I've always wondered how a particular logo develops a cachet. Is it, as the jargon goes now, an 'organic' development, or is it carefully orchestrated? I'm leaning toward the latter.
Just to pick one example, how did Hollister got to be the thing to wear? I just looked it up (thanks wikipedia) and found out it is a A&F brand, not a surf board shop whose logo happened to catch on. Ah, nothing like aggressive, targeted marketing to make us all want to be seen in a casual yet carefully crafted look.

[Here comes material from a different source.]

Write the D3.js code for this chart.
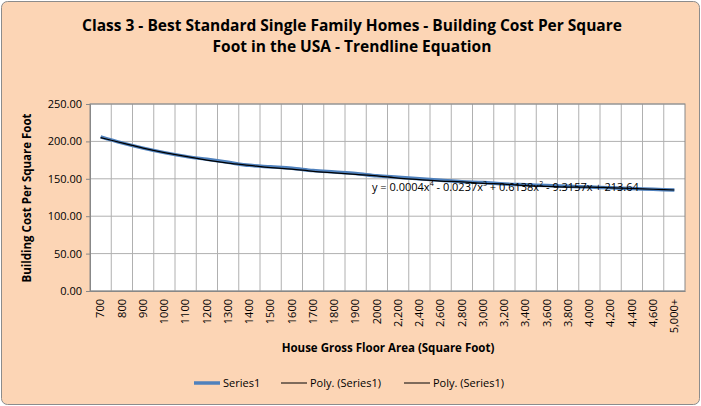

How's this related to sense-of-place? I've always wondered whether a place-logo could become fashionable and whether that would that help the youth of that area better appreciate their home place. It would be far better if they came to appreciate it, well, 'organically' but I'm not above thinking that youth fashion could be an ally. Can you see, say a "Superior East" logo catching on?
Thus I was excited by the a recent news story that Nautica was bringing out a line of clothing inspired by Sleeping Bear Dunes. I thought maybe we'd see kids around the country wearing a logo related to northern Michigan. Alas, it was instead that the colors of the new lineup were inspired by Lake Michigan shorelines -- sand dune tan, lake blue and Coast Guard orange. The Sleeping Bear Dunes name got into a new set of trade publications but I'm still waiting for the fashionable logo to come out and catch on on its own. I really don't think I want a fashion label to come in and force it.